Despite our analysis indicating interesting trends and analysis, we believe there are a few limitations which future analysts could explore further. One of the largest limitations of our analysis was the data itself. Most of the findings do not tell us much about the players in real life but rather are reflective of the methodology employed by EA Sports to assign attributes to players in this game.
Most defenders, especially center-backs have been given very low pace in comparison to the rest of the outfield positions. Real-life statistics, however, indicate that some center-backs do register very quick sprint speeds, and often outpace strikers and wingers. For example, Leicester City’s Caglar Soyuncu registered a top speed of 37.55 km/h in a game against Crystal Palace in November, but his pace in game is just 76, which is quite low considering how quick he can run. From our understanding, the developers at EA tend to give out low pace to defenders because in real life, defenders are not expected to run with the ball, and do not usually get a lot of opportunities to showcase their pace while running with the ball.
Some of the analysis done, however, will hold concrete in the world when the information used is not subjective. These variables include information like wage, club, position, jersey number, nationality, age, etc. Some of the analysis did give us insight into how the subjective attributes are correlated to the objective attributes about the players.

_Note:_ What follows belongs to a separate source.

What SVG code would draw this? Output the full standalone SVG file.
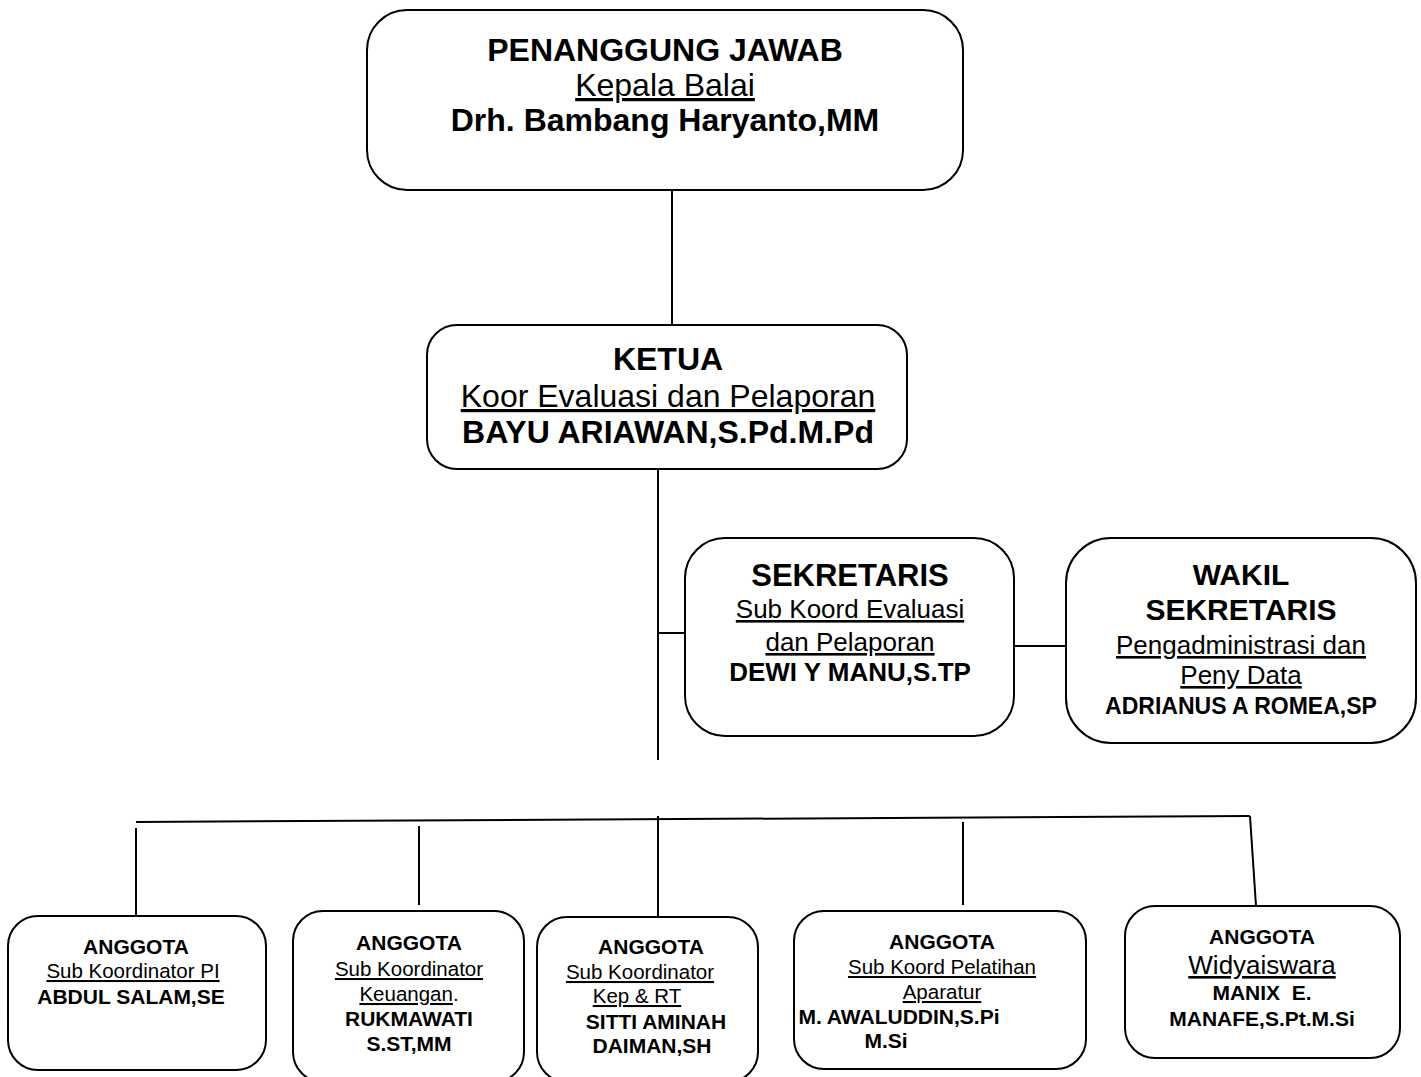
<svg xmlns="http://www.w3.org/2000/svg" width="1421" height="1077" viewBox="0 0 1421 1077">
<style>
.box{fill:#fff;stroke:#000;stroke-width:2}
.ln{stroke:#000;stroke-width:2;fill:none}
text{font-family:"Liberation Sans",Arial,sans-serif;fill:#000;text-anchor:middle}
.b{font-weight:bold}
.u{text-decoration:underline}
</style>
<rect width="1421" height="1077" fill="#fff"/>
<g id="connectors">
<line class="ln" x1="672" y1="190" x2="672" y2="325"/>
<line class="ln" x1="658" y1="469" x2="658" y2="760"/>
<line class="ln" x1="658" y1="633" x2="685" y2="633"/>
<line class="ln" x1="1014" y1="646" x2="1066" y2="646"/>
<line class="ln" x1="136" y1="822" x2="1250" y2="816"/>
<line class="ln" x1="136" y1="828" x2="136" y2="916"/>
<line class="ln" x1="419" y1="826" x2="419" y2="905"/>
<line class="ln" x1="658" y1="816" x2="658" y2="917"/>
<line class="ln" x1="963" y1="822" x2="963" y2="905"/>
<line class="ln" x1="1250" y1="816" x2="1256" y2="906"/>
</g>
<g id="penanggung-jawab">
<rect class="box" x="367" y="10" width="596" height="180" rx="40"/>
<text x="665" y="61" font-size="32" class="b">PENANGGUNG JAWAB</text>
<text x="665" y="96" font-size="32" class="u">Kepala Balai</text>
<text x="665" y="131" font-size="32" class="b">Drh. Bambang Haryanto,MM</text>
</g>
<g id="ketua">
<rect class="box" x="427" y="325" width="480" height="144" rx="30"/>
<text x="668" y="370" font-size="32" class="b">KETUA</text>
<text x="668" y="407" font-size="32" class="u">Koor Evaluasi dan Pelaporan</text>
<text x="668" y="443" font-size="32" class="b">BAYU ARIAWAN,S.Pd.M.Pd</text>
</g>
<g id="sekretaris">
<rect class="box" x="685" y="538" width="329" height="198" rx="40"/>
<text x="850" y="586" font-size="31" class="b">SEKRETARIS</text>
<text x="850" y="618" font-size="26" class="u">Sub Koord Evaluasi</text>
<text x="850" y="651" font-size="26" class="u">dan Pelaporan</text>
<text x="850" y="681" font-size="26" class="b">DEWI Y MANU,S.TP</text>
</g>
<g id="wakil-sekretaris">
<rect class="box" x="1066" y="538" width="350" height="205" rx="45"/>
<text x="1241" y="585" font-size="30" class="b">WAKIL</text>
<text x="1241" y="620" font-size="30" class="b">SEKRETARIS</text>
<text x="1241" y="654" font-size="26" class="u">Pengadministrasi dan</text>
<text x="1241" y="684" font-size="26" class="u">Peny Data</text>
<text x="1241" y="714" font-size="23" class="b">ADRIANUS A ROMEA,SP</text>
</g>
<g id="anggota-1">
<rect class="box" x="8" y="916" width="258" height="154" rx="30"/>
<text x="136" y="954" font-size="21" class="b">ANGGOTA</text>
<text x="133" y="978" font-size="20.5" class="u">Sub Koordinator PI</text>
<text x="131" y="1004" font-size="21" class="b">ABDUL SALAM,SE</text>
</g>
<g id="anggota-2">
<rect class="box" x="293" y="911" width="231" height="171" rx="30"/>
<text x="409" y="950" font-size="21" class="b">ANGGOTA</text>
<text x="409" y="976" font-size="20.5" class="u">Sub Koordinator</text>
<text x="409" y="1001" font-size="20.5"><tspan class="u">Keuangan</tspan>.</text>
<text x="409" y="1026" font-size="21" class="b">RUKMAWATI</text>
<text x="409" y="1051" font-size="21" class="b">S.ST,MM</text>
</g>
<g id="anggota-3">
<rect class="box" x="537" y="917" width="221" height="165" rx="30"/>
<text x="651" y="954" font-size="21" class="b">ANGGOTA</text>
<text x="640" y="979" font-size="20.5" class="u">Sub Koordinator</text>
<text x="637" y="1003" font-size="20.5" class="u">Kep &amp; RT</text>
<text x="656" y="1029" font-size="21" class="b">SITTI AMINAH</text>
<text x="652" y="1053" font-size="21" class="b">DAIMAN,SH</text>
</g>
<g id="anggota-4">
<rect class="box" x="794" y="911" width="292" height="158" rx="30"/>
<text x="942" y="949" font-size="21" class="b">ANGGOTA</text>
<text x="942" y="974" font-size="20.5" class="u">Sub Koord Pelatihan</text>
<text x="942" y="999" font-size="20.5" class="u">Aparatur</text>
<text x="899" y="1024" font-size="21" class="b">M. AWALUDDIN,S.Pi</text>
<text x="886" y="1048" font-size="21" class="b">M.Si</text>
</g>
<g id="anggota-5">
<rect class="box" x="1125" y="906" width="275" height="152" rx="30"/>
<text x="1262" y="944" font-size="21" class="b">ANGGOTA</text>
<text x="1262" y="974" font-size="26" class="u">Widyaiswara</text>
<text x="1262" y="1000" font-size="21" class="b" xml:space="preserve">MANIX  E.</text>
<text x="1262" y="1026" font-size="21" class="b">MANAFE,S.Pt.M.Si</text>
</g>
</svg>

Another limitation to our analysis was our specific approach to answer a broad goal. The question we started with was incredibly broad and we answered smaller, more specific questions throughout the process. We believe, however, that a different set of these subset questions could have navigated our analysis to a different direction. For example, we could have looked more into the positional groupings. Soccer players have various skills. For each position, different sets of skills are needed. For example, the most important skills required for a defender are completely different from the ones required by attacker/striker or other positions. A detailed analysis using Linear regression modeling could have been applied to identify or highlight the most important set of skills or key attributes for a particular player’s position. This gap was a limitation to our analysis. We encourage other groups to try such an analysis in the future as it could possibly indicate the similarity between Main stats and Face stats. This analysis might help us further understand how EA calculates face stats and what weight is provided to the individual attributes in each cumulative face stat metric. Either way, it feels intuitive enough that a Principal component analysis (PCA) could show that players can be categorized into groups, such as ‘attacking, technical’, ‘fast, dribbling’, ‘attacking, physical’.
Overall, our group learned a lot more about soccer and soccer players through our analysis. Historically, video games have been based on real life, however, we thought it was really interesting trying to approach the relationship in the opposite manner. We hope our analysis can be continued and built upon in the future to reveal more hidden secrets about the soccer world.